Ponder this for a moment, and let its healing power seep into your heart and bones. As we prepare to receive the sacrament of God's great gift of love, ponder the options of God's love as expressed in the words of a modern hymn-writer, Thomas Troeger:

A spendthrift lover is the Lord, who never counts the cost
Or asks if heaven can afford to woo a world that's lost.
Our lover tosses coins of gold across the midnight skies
And stokes the sun against the cold to warm us when we rise.
Still more is spent in blood and tears to win the human heart,
To overcome the violent fears that drive the world apart.
Behold the bruised and thorn-crowned face of one who bears our scars
And empties out the wealth of grace that's hinted by the stars.
How shall we love this heart-strong God who gives us everything,
Whose ways to us are strange and odd, what can we give or bring?
Acceptance of the matchless gift is gift enough to give.
This very act will shake and shift the way we love and live.

Dear brothers and sisters, prepare now to come to this table and receive the Gifts of God in Christ Jesus.
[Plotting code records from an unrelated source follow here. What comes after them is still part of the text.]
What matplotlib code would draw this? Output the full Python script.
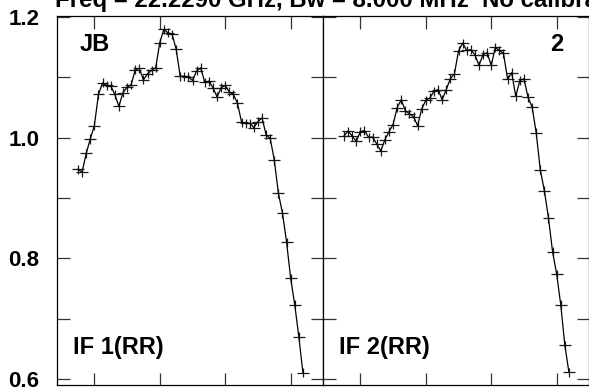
import matplotlib
matplotlib.use("Agg")
import matplotlib.pyplot as plt
import numpy as np

# channel numbers (same for both IFs)
channels = np.arange(1, 57)

# IF 1 (RR) amplitude per channel
if1_rr = [0.948, 0.943, 0.974, 0.998, 1.020, 1.072, 1.091, 1.087, 1.086, 1.072,
          1.052, 1.075, 1.084, 1.088, 1.113, 1.115, 1.096, 1.106, 1.112, 1.116,
          1.158, 1.180, 1.174, 1.172, 1.147, 1.102, 1.102, 1.101, 1.095, 1.111,
          1.116, 1.092, 1.094, 1.083, 1.068, 1.083, 1.087, 1.076, 1.072, 1.057,
          1.026, 1.024, 1.024, 1.017, 1.027, 1.033, 1.005, 0.999, 0.963, 0.908,
          0.875, 0.827, 0.767, 0.723, 0.670, 0.610]

# IF 2 (RR) amplitude per channel
if2_rr = [1.003, 1.011, 1.003, 0.994, 1.010, 1.012, 1.001, 1.001, 0.990, 0.978,
          0.997, 1.010, 1.022, 1.050, 1.063, 1.045, 1.040, 1.035, 1.020, 1.048,
          1.062, 1.066, 1.077, 1.080, 1.063, 1.080, 1.098, 1.106, 1.144, 1.157,
          1.145, 1.146, 1.138, 1.120, 1.138, 1.141, 1.120, 1.150, 1.145, 1.140,
          1.097, 1.108, 1.069, 1.095, 1.098, 1.067, 1.051, 1.008, 0.947, 0.912,
          0.867, 0.811, 0.774, 0.723, 0.656, 0.611]

panels = [("IF 1(RR)", "JB", if1_rr), ("IF 2(RR)", "2", if2_rr)]
yticks_major = [0.6, 0.8, 1.0, 1.2]
yticks_minor = [0.7, 0.9, 1.1]
xticks = [5, 21, 37, 53]
title = "Freq = 22.2290 GHz, Bw = 8.000 MHz  No calibration applied"

plt.rcParams["font.family"] = ["Liberation Sans", "DejaVu Sans"]
plt.rcParams["font.weight"] = "bold"

fig = plt.figure(figsize=(5.89, 3.88), dpi=100)
W, H = 589.0, 388.0
x0, x1, x2 = 57.3, 323.3, 589.3
ytop, ybot = 16.0, 385.0

for k, (iflabel, corner, vals) in enumerate(panels):
    left = (x0 if k == 0 else x1) / W
    width = (x1 - x0) / W
    ax = fig.add_axes([left, (H - ybot) / H, width, (ybot - ytop) / H])
    ax.errorbar(channels, vals, xerr=1.45, yerr=0.0075, fmt="-", color="black",
                lw=0.9, elinewidth=0.9, ecolor="0.1", capsize=0)
    ax.set_xlim(-4.06, 60.98)
    ax.set_ylim(0.590, 1.202)
    ax.set_xticks(xticks)
    ax.set_yticks(yticks_major)
    ax.set_yticks(yticks_minor, minor=True)
    ax.tick_params(which="both", direction="in", length=9, width=0.9,
                   top=True, right=True, color="0.2")
    ax.set_xticklabels([])
    if k == 0:
        ax.set_yticklabels(["0.6", "0.8", "1.0", "1.2"], fontsize=16,
                           fontweight="bold")
        ax.tick_params(axis="y", pad=13)
    else:
        ax.set_yticklabels([])
    for sp in ax.spines.values():
        sp.set_linewidth(0.9)
    ax.text(16.0 / 266, 0.085, iflabel, transform=ax.transAxes, fontsize=17,
            fontweight="bold", ha="left", va="baseline")
    if k == 0:
        ax.text(22.7 / 266, 0.905, corner, transform=ax.transAxes, fontsize=17,
                fontweight="bold", ha="left", va="baseline")
    else:
        ax.text(239.7 / 266, 0.905, corner, transform=ax.transAxes, fontsize=17,
                fontweight="bold", ha="right", va="baseline")

fig.text(55 / W, 1 - 7.5 / H, title, fontsize=17.3, fontweight="bold",
         ha="left", va="baseline")

fig.savefig("out.png", dpi=100)
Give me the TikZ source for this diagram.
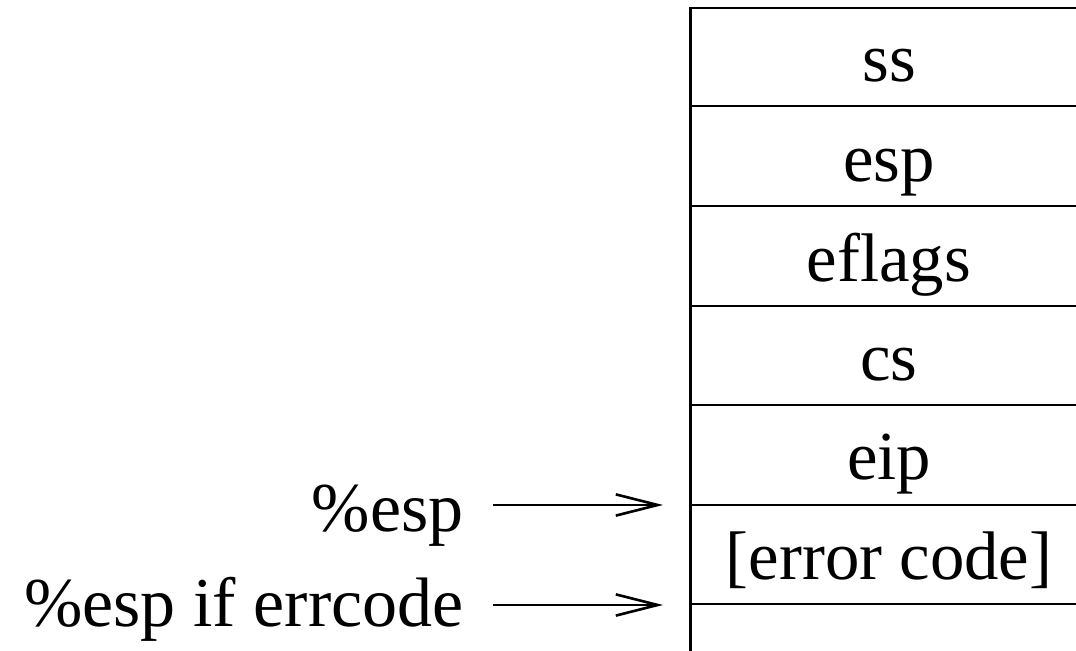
\documentclass[tikz,border=0pt]{standalone}
\usepackage{fontspec}
\setmainfont{Liberation Serif}
\usetikzlibrary{arrows.meta}
\begin{document}
\begin{tikzpicture}[x=0.16pt, y=-0.16pt, line width=0.42pt,
  celltext/.style={anchor=base, inner sep=0pt, font=\fontsize{11}{13}\selectfont},
  ptrlabel/.style={anchor=base east, inner xsep=4.5pt, inner ysep=0pt, font=\fontsize{11.2}{13}\selectfont},
  ptr/.style={-{Straight Barb[length=6.7pt, width=3.4pt]}}]
  \useasboundingbox (0,0) rectangle (1076,651);

  % stack frame: left edge and slot separators
  \draw (690.5,8) -- (690.5,651);
  \foreach \y in {8,106,206,306,405,505,604}
    \draw (689.2,\y) -- (1076,\y);

  % slot contents
  \node[celltext] (ss)     at (889,82)  {ss};
  \node[celltext] (esp)    at (889,182) {esp};
  \node[celltext] (eflags) at (889,282) {eflags};
  \node[celltext] (cs)     at (889,381) {cs};
  \node[celltext] (eip)    at (889,480) {eip};
  \node[celltext] (err)    at (889,580) {[error code]};

  % stack pointer markers
  \coordinate (top)    at (663,505);
  \coordinate (toperr) at (663,605);
  \node[ptrlabel] (sp)    at (493,532) {\%esp};
  \node[ptrlabel] (sperr) at (493,627) {\%esp if errcode};
  \draw[ptr] (sp.east |- top) -- (top);
  \draw[ptr] (sperr.east |- toperr) -- (toperr);
\end{tikzpicture}
\end{document}
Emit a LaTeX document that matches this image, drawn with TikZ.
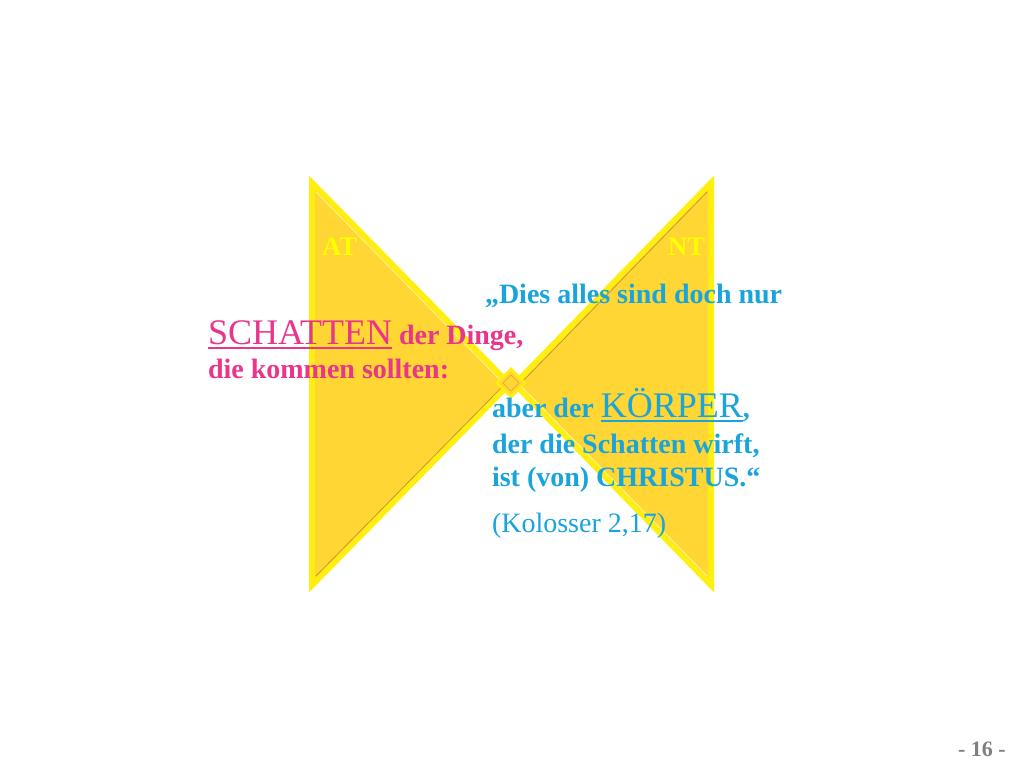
\documentclass[tikz,border=0pt]{standalone}
\usepackage{fontspec}
\setmainfont{Liberation Serif}
\definecolor{gold}{HTML}{FFD633}
\definecolor{rim}{HTML}{FFEE10}
\definecolor{lightln}{HTML}{FFF6A0}
\definecolor{darkln}{HTML}{C89440}
\definecolor{pinktxt}{HTML}{E8368C}
\definecolor{bluetxt}{HTML}{1AA4DC}
\definecolor{yelltxt}{HTML}{FFFF00}
\definecolor{pagegray}{HTML}{7F7F7F}
\definecolor{diamondln}{HTML}{E8A030}
\newcommand\myul[1]{\setbox0\hbox{#1}\rlap{\raisebox{-4pt}{\rule{\wd0}{1.5pt}}}\box0}
\begin{document}
\begin{tikzpicture}[x=0.75pt,y=-0.75pt,
  txt/.style={anchor=base west,inner sep=0pt,outer sep=0pt},
  pinkline/.style={txt,text=pinktxt,font=\fontsize{21}{24}\selectfont\bfseries},
  blueline/.style={txt,text=bluetxt,font=\fontsize{21}{24}\selectfont\bfseries},
  bigword/.style={font=\fontsize{27}{30}\selectfont\mdseries},
  tag/.style={txt,text=yelltxt,font=\fontsize{20}{24}\selectfont\bfseries},
  outer/.style={fill=rim,draw=rim,line width=1.5pt,line join=miter},
  inner/.style={fill=gold},
  lite/.style={draw=lightln,line width=0.6pt},
  dark/.style={draw=darkln,line width=0.6pt}]
\useasboundingbox (0,0) rectangle (1024,768);
\fill[white] (0,0) rectangle (1024,768);
% left triangle (AT)
\path[outer] (310,178) -- (310,590) -- (512,384) -- cycle;
\path[inner] (315,190) -- (315,578) -- (505,384) -- cycle;
% right triangle (NT)
\path[outer] (713,178) -- (713,590) -- (512,384) -- cycle;
\path[inner] (708,190) -- (708,578) -- (519,384) -- cycle;
% bevel lines
\draw[lite] (316,192) -- (503,383);
\draw[dark] (316,576) -- (503,386);
\draw[dark] (707,192) -- (521,383);
\draw[lite] (707,576) -- (521,386);
% centre diamond
\path[fill=gold,draw=rim,line width=2pt] (511,369) -- (525,383) -- (511,397) -- (497,383) -- cycle;
\path[draw=diamondln,line width=0.5pt] (511,375) -- (519,383) -- (511,391) -- (503,383) -- cycle;
% labels
\node[tag] (at) at (322,255) {AT};
\node[tag] (nt) at (668,255) {NT};
\node[blueline] (l1) at (485,303) {„Dies alles sind doch nur};
\node[pinkline] (l2) at (208,344) {{\fontsize{27}{30}\selectfont\mdseries\myul{SCHATTEN}} der Dinge,};
\node[pinkline] (l3) at (208,378) {die kommen sollten:};
\node[blueline] (l4) at (492,417) {aber der {\fontsize{27}{30}\selectfont\mdseries\myul{KÖRPER}},};
\node[blueline] (l5) at (492,453) {der die Schatten wirft,};
\node[blueline] (l6) at (492,486) {ist (von) CHRISTUS.“};
\node[txt,text=bluetxt,font=\fontsize{21}{24}\selectfont] (ref) at (492,532) {(Kolosser 2,17)};
\node[txt,text=pagegray,font=\fontsize{16.5}{18}\selectfont\bfseries] (pg) at (958,756) {- 16 -};
\end{tikzpicture}
\end{document}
Take them in remembrance that Christ died for us while we were yet sinners, and feed on him in your hearts by faith with thanksgiving. Through this sacrament, "may you be strengthened in your inner being, that Christ may dwell in your hearts through faith, as you are being rooted and grounded in love. And may you have the power to comprehend, with all the saints, what is the breadth and length and height and depth, and to know the love of Christ that surpasses knowledge, so that you may be filled with the fullness of God." (EPHESIANS) Amen.